Helping Your Child Handle Bullies - Part 1 of 2
On February 24, 2002, the cover article for the New York Times Magazine "Girls Just Want to be Mean" finally drew attention to the aggressive tendencies of girls, a long neglected subject. While much attention has been paid in recent years (particularly in the wake of school shootings) to the ways in which boys vent frustration, anger, low self-esteem and a sense of isolation, until now many people have not realized that, while the damage may seem subtler, girls can do as much psychological injury to their peers as boys who harm in more physical ways. Now it's time to ask ourselves: what can we do as parents to help our children (boys and girls) resist cliques and stand up to bullies?
The first step in rallying around your children means that you must make an ongoing commitment to the process. Helping children develop psychological strength and empowering them with the ability to stand up to bullying does not fall in the "quick fix" category of parenting techniques. Yet a commitment on your part will be a gift that lasts throughout your child's life - for the truth is that even as adults there are times when we fall prey to bullying and feel left out of certain groups. If you give your children the tools to handle these situations during their childhood, they will wind up becoming stronger adults.
One thing we must certainly do, on an ongoing basis, is to be aware of what exactly is going on in our children's lives. All too often we're so relieved that they seem content in school and appear to be doing well (and we often base this opinion on their grades, which may only rarely reflect their social life) that we fail to pick up on the subtle cues that might clue us in to the fact that there is a bully or clique with which they are contending. One mother told me that all of her son's friends were signing up to participate in track. She asked him if he'd like to participate too, but he said "no" which didn't surprise her, given that he was more academically inclined. However, the first morning that track began, she and her son were leaving the house and she overheard her son mumble, as he went down the stairs "Well, I guess I'm in for a lot of teasing starting today." Had this mother not been as aware as she was - knowing that track was beginning that day was critical - she might not have paid attention to her son's statement. Instead, her radar went off, and she was able to question her child about what he was concerned about (and subjected to in the past, as it turned out) and ultimately give him the tools to handle it.
A second important component of helping your child stand up to bullies involves building your child's self-esteem on an on-going basis. For no matter how many tools and techniques you have, and how well you may impart them to your child or utilize them yourself, if your child lacks confidence in his or her ability to stand up to a bully, you will not be able to help him succeed. According to theorists, self-esteem begins early. In fact, it's believed that by the age of 6 weeks, a child has a sense of "good me in a good world" or "bad me in a bad world." There's no need to despair, however, because your child is over the age of 6 weeks. Theorists also believe that self-esteem is a process and continues to grow (or diminish) over the period of a lifetime. However, it is something that must be addressed on a daily, on-going basis.

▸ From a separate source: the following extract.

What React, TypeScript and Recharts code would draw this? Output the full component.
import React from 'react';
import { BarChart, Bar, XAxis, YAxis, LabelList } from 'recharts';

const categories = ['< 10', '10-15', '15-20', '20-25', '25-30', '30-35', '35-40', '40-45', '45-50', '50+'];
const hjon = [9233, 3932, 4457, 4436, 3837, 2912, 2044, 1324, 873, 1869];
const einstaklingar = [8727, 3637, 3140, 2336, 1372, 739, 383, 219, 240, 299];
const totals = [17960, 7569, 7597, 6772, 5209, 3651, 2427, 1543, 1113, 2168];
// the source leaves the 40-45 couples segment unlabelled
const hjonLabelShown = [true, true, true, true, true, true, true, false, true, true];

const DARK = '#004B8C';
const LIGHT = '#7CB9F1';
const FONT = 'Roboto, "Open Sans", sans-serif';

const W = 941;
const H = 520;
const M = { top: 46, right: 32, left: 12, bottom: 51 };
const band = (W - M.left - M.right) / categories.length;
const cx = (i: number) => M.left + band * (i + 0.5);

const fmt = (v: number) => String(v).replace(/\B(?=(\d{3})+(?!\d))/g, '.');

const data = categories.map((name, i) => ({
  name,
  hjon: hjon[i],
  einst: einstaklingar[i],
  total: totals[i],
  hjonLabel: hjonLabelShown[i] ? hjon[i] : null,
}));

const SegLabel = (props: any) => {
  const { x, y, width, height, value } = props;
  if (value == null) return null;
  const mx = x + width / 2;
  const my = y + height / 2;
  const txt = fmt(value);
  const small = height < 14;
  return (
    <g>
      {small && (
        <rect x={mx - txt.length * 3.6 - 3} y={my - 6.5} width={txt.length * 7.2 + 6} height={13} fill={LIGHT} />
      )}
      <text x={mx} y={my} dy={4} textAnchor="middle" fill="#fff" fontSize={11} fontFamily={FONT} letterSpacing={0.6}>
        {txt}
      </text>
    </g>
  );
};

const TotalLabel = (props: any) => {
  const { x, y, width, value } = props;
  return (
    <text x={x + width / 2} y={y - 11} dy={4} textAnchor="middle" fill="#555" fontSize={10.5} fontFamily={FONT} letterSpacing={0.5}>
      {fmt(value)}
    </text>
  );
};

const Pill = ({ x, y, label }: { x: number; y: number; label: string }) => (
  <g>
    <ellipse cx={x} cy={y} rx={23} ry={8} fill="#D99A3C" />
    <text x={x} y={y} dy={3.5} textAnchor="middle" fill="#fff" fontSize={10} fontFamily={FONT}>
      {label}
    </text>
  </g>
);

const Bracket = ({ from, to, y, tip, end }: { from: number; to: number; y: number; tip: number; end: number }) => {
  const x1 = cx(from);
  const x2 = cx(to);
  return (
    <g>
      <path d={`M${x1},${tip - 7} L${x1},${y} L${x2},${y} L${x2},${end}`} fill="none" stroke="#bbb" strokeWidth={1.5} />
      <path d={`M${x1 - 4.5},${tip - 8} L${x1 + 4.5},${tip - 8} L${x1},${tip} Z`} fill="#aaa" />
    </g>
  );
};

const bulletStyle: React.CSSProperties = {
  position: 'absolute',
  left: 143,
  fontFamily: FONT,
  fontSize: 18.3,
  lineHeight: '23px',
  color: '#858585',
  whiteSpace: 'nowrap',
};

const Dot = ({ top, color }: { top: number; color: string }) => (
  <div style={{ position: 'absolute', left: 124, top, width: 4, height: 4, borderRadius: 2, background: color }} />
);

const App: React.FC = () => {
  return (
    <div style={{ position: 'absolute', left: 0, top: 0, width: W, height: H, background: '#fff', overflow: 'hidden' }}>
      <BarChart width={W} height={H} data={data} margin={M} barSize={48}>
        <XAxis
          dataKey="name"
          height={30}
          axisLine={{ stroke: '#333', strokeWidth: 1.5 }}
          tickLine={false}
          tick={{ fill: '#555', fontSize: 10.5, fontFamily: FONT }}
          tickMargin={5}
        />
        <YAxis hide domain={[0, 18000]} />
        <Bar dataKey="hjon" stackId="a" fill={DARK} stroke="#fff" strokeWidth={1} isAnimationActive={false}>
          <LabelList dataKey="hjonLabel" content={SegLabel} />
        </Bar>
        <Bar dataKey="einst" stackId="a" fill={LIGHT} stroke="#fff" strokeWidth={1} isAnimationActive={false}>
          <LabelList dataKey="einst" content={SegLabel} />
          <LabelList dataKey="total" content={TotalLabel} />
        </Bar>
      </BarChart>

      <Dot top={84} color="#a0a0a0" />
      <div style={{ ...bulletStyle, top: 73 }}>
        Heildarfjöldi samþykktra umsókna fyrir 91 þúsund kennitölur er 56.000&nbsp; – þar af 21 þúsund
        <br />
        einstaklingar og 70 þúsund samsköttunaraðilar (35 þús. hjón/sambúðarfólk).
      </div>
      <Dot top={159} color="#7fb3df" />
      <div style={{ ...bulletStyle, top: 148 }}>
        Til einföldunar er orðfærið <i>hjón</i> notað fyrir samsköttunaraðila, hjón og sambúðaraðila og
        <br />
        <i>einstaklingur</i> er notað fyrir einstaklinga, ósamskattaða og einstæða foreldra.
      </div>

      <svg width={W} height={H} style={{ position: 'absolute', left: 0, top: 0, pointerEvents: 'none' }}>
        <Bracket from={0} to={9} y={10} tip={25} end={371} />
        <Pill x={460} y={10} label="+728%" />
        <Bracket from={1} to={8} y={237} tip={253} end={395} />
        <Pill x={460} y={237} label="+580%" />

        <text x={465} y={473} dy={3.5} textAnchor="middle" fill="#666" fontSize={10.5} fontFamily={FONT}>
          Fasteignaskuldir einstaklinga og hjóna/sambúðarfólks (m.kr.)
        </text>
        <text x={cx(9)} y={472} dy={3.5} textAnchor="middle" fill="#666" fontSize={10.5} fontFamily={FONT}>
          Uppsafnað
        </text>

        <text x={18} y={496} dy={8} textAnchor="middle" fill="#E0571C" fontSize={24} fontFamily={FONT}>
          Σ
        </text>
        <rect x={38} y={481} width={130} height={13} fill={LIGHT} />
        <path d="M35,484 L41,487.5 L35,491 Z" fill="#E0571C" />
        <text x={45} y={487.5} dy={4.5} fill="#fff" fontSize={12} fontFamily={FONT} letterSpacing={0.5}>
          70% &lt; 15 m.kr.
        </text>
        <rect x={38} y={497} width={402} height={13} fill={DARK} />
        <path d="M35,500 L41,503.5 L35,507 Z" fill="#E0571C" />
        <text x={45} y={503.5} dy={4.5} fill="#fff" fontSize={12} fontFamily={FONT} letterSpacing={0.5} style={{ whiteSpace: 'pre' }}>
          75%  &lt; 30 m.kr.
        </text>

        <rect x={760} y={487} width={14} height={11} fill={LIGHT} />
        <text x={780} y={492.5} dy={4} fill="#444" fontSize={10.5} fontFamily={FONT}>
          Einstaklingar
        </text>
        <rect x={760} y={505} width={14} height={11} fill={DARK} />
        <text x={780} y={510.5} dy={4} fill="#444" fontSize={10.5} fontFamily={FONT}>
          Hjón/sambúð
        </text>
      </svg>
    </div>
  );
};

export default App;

Children's self-esteem is made up of four basic components: the child must feel unconditionally loved and accepted by his parents; the child must have a sense of accomplishment in school and extra-curricular activities; the child must feel respected by her parents; and finally there is the influence of peers and others on a child's self-esteem.
In order to combat the influence of peers and others, over which parents have no direct control, we must frequently assess how we are doing in the other three areas of self-esteem building. If we are successful, then the influence of peers and others on our children's self-esteem will be relatively minor. If I had to name the single most important thing that parents can do to influence their child's self-esteem, it would be to act in respectful ways towards your child even when you're angry or must discipline them. Respect is conveyed when we:
* Use "I" statements rather than "you" statements, such as "I feel uncomfortable with this mess, please clean it up" rather than "You made a big mess again, can't you ever keep things picked up?"
* Avoid labels. Do NOT say "You're such a slob, don't bother to call me your mother." Say instead what action you'd like the child to take, "I'd like you to put down the Nintendo and clean up now please."
* Refrain from sarcasm. Do NOT say "Where were you raised anyway? In a barn?" Children often fail to hear the "humor" in adult sarcasm, particularly if it's directed at them. If you want your child to do something, simply ask them in the same way that you would ask a guest in your house.
* Watch your tone of voice and body language when you speak to your child. A tone of voice that conveys disgust, frustration, annoyance, and other negative feelings can often send the message to your child that they aren't worthwhile human beings.
If you believe that your child has difficulty with low self-esteem, and he or she seems to be suffering from contact with a bully or clique, it's important to get help now. Read and learn techniques that build self-esteem, take a workshop, see or have your child see a professional. All of the other tools that we'll discuss in next month's article will be subject to the on-going development of your child's sense of confidence in himself and to your ability to communicate openly with him.